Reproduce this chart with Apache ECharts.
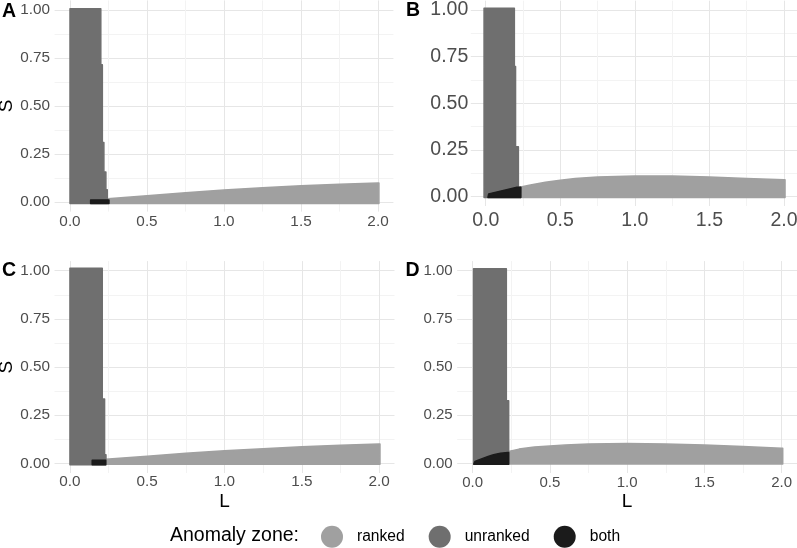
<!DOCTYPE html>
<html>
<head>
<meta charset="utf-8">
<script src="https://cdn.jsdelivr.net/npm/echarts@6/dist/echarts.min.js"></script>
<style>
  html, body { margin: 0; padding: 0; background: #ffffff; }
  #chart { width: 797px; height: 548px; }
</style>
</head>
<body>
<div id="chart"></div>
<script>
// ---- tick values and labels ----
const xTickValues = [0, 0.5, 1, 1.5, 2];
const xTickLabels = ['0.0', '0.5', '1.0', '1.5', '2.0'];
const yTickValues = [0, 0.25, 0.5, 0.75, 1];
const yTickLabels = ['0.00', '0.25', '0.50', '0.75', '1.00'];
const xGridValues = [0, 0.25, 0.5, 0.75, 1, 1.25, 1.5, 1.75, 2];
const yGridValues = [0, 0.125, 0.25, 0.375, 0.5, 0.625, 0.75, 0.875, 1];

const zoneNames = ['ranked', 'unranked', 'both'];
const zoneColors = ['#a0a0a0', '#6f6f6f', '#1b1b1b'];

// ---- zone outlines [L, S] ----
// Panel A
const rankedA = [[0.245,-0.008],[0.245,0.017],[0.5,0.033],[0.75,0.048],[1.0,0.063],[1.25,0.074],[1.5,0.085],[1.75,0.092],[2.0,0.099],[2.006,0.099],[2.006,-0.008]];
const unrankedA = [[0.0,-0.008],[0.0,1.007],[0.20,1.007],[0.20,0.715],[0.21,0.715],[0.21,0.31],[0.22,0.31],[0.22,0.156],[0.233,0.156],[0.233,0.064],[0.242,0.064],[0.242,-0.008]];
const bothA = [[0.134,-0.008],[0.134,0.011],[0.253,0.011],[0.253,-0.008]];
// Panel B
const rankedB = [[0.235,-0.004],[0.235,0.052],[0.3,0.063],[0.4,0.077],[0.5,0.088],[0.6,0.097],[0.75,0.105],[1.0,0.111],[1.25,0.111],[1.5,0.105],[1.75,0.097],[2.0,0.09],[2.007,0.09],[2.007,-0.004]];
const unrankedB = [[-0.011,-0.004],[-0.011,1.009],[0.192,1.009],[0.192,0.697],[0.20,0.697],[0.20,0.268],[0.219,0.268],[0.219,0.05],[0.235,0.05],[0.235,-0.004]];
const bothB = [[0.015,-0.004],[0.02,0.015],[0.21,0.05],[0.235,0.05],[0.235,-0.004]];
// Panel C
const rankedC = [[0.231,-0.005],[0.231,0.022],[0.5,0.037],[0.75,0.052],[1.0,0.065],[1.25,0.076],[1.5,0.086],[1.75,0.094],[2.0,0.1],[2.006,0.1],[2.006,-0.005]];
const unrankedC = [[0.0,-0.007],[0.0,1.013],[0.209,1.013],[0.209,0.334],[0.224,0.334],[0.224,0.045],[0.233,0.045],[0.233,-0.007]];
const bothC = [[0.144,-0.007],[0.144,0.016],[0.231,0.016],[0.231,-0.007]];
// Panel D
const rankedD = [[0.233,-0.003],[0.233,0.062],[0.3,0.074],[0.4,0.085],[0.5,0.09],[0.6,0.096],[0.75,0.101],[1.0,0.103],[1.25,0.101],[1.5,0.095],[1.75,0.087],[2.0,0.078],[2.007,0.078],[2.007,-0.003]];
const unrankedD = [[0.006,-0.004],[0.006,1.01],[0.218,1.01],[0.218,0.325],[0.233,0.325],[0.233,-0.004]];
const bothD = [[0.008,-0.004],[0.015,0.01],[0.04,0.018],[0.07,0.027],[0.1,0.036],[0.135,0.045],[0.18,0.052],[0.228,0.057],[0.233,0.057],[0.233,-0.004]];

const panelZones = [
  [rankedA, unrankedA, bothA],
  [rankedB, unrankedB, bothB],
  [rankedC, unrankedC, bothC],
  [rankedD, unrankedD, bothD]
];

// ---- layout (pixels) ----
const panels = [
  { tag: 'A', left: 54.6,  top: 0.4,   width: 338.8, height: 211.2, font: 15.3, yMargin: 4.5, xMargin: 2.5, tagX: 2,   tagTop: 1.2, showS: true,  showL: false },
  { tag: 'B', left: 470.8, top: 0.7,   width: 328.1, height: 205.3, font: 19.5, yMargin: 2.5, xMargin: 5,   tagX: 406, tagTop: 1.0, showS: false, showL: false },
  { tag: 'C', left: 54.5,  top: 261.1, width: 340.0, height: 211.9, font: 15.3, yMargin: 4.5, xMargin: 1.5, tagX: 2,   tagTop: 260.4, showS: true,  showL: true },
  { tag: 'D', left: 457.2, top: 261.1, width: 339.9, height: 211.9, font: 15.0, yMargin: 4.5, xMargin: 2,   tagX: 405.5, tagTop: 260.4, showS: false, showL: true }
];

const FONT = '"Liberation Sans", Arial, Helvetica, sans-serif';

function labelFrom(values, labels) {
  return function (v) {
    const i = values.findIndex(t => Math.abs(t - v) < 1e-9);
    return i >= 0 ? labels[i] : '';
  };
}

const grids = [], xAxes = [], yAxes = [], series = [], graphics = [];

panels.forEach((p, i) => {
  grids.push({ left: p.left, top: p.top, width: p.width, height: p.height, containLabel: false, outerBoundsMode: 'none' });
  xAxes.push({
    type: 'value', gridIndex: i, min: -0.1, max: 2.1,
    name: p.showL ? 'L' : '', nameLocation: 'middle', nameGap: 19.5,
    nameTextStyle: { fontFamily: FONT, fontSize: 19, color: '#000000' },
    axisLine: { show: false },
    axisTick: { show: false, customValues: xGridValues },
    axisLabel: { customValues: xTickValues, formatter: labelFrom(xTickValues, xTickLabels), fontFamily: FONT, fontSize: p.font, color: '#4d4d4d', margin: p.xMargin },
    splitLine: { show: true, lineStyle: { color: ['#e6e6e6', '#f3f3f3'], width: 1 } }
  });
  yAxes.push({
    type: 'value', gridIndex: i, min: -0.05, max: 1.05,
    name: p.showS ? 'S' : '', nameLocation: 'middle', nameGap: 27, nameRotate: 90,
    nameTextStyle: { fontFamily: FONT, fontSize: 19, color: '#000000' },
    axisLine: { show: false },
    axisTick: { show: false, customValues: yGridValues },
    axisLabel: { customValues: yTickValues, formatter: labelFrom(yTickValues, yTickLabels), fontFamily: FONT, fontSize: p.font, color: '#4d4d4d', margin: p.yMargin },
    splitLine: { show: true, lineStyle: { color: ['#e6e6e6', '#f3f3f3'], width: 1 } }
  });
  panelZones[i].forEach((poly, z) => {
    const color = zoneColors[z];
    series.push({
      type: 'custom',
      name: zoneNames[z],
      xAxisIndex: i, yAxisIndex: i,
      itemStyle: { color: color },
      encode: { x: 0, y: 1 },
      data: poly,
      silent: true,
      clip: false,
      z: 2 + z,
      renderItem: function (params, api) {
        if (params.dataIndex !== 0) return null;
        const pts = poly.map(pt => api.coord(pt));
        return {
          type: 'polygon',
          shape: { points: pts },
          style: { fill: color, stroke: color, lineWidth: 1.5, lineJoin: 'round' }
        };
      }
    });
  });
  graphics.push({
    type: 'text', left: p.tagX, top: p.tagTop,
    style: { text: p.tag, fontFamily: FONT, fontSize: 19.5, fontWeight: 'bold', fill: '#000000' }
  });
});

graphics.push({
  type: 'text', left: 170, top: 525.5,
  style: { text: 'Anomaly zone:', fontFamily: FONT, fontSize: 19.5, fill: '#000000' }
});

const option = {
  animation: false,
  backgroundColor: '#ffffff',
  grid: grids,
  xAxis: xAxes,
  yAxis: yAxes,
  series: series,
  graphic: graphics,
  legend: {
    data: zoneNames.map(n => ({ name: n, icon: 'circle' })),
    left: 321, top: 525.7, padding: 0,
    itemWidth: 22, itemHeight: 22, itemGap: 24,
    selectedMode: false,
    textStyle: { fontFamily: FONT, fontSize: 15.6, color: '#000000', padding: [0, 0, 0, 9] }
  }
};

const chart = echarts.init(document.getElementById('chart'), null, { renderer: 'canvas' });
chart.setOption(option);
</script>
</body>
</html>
= = = = = = =
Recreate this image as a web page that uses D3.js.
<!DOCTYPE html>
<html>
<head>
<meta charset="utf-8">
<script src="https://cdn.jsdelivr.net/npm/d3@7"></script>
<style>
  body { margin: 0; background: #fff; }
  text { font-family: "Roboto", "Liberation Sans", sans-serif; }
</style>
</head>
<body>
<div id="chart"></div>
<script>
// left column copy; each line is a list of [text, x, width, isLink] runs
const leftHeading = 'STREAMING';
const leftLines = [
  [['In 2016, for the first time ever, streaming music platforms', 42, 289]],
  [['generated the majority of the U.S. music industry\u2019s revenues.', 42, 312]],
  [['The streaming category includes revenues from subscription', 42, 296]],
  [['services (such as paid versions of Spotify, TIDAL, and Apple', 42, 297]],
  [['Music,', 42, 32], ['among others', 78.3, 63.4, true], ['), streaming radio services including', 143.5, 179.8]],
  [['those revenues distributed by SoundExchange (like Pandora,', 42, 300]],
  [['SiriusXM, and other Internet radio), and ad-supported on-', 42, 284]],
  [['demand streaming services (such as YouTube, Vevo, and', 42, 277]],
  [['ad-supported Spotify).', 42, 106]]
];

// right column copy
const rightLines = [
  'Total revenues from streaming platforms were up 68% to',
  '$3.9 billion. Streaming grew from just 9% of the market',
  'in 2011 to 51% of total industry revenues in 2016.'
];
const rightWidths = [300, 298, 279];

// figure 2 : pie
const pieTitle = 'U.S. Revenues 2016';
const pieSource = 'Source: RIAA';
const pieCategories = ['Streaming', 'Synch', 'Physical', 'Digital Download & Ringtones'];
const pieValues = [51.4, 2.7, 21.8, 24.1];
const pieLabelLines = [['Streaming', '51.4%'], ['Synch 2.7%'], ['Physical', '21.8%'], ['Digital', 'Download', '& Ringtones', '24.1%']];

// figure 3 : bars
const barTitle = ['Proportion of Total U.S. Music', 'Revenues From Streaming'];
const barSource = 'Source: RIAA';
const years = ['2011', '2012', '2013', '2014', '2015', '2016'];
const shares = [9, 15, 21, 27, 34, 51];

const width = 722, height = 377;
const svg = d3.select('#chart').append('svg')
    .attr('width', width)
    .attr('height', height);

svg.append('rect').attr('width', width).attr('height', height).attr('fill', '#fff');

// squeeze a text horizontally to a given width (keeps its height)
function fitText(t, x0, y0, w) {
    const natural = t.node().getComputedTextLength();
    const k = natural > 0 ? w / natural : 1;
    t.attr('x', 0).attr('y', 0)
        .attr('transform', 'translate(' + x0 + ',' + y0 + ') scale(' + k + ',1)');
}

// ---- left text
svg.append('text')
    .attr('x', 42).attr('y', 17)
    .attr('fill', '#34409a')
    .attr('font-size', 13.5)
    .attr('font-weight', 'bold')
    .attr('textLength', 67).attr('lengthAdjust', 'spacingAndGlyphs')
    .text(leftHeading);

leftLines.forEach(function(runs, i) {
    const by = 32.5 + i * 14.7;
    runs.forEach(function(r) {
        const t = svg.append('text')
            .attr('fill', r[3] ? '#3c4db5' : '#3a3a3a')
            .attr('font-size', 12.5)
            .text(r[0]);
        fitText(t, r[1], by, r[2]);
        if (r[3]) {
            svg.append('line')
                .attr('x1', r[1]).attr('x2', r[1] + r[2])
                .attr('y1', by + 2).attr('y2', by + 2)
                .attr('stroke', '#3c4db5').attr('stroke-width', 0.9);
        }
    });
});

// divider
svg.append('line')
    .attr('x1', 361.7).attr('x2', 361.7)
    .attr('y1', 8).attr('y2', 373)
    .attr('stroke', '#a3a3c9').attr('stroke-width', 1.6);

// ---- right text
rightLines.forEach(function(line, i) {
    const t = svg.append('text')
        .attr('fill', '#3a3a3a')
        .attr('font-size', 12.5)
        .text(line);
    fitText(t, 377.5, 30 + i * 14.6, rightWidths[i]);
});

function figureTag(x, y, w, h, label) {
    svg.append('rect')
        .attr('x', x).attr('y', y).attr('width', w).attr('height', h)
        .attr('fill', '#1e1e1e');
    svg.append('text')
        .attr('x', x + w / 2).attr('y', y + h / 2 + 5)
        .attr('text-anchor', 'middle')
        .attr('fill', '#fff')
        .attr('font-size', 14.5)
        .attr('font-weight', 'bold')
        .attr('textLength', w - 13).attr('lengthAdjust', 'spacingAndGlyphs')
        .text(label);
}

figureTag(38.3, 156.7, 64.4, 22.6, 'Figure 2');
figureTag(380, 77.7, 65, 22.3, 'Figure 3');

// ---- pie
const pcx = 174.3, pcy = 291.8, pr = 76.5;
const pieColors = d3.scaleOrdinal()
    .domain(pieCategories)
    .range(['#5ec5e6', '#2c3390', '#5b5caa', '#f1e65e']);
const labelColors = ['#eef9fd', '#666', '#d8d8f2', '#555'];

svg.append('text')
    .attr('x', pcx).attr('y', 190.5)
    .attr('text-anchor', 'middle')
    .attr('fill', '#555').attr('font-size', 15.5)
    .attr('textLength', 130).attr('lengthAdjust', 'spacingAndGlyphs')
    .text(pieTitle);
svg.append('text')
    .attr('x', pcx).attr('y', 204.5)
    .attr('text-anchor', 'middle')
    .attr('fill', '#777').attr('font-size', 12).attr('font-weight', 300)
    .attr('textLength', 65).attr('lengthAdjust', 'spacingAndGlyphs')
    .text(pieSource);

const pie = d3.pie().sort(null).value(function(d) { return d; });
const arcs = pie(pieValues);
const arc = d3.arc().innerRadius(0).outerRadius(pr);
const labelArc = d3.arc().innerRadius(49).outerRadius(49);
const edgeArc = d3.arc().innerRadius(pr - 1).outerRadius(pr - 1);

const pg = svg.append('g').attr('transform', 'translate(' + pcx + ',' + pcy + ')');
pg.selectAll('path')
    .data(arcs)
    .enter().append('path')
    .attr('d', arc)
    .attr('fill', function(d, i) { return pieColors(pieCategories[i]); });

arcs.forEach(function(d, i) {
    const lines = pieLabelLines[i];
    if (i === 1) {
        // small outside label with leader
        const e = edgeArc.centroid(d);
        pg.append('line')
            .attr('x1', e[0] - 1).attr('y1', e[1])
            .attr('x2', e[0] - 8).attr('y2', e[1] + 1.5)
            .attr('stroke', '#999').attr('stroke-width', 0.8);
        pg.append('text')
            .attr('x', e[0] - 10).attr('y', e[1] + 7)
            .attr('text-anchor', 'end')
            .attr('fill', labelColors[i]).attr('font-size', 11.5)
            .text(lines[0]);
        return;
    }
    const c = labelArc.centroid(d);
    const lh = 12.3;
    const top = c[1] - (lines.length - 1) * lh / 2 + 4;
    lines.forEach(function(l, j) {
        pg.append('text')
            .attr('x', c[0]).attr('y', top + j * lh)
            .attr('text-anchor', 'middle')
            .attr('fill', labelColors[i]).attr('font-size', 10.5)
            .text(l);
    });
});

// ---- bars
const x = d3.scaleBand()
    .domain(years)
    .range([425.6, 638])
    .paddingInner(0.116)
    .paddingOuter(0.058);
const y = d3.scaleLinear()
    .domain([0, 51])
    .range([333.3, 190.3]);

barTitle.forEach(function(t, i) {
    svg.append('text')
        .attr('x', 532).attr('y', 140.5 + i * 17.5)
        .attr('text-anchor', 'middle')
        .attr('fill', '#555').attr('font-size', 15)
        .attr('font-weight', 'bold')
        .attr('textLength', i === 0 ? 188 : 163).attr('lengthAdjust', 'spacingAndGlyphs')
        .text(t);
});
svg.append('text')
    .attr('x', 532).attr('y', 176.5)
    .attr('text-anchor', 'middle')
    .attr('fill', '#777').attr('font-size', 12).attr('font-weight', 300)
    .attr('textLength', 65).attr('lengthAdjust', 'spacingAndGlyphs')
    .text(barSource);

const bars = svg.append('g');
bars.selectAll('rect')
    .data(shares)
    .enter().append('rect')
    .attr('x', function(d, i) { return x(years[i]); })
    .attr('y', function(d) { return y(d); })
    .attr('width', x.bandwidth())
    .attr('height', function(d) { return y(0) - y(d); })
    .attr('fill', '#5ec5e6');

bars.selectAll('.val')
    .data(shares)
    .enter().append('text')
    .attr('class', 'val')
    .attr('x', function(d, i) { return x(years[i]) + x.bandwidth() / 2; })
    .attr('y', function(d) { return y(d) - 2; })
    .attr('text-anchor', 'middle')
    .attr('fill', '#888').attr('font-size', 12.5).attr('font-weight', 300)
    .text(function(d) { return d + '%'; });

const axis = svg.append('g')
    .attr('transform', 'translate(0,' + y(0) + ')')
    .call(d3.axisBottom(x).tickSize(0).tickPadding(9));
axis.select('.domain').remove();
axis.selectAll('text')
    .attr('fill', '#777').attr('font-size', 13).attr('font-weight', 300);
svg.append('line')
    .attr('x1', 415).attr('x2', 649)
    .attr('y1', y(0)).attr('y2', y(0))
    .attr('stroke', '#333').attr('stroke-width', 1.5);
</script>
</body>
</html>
= = = = = = =
WRITTEN EXERCISE: Copy out each line of the records where the string "with" appears.

TASK SOLUTION:
Reproduce this chart with Apache ECharts.
        // small outside label with leader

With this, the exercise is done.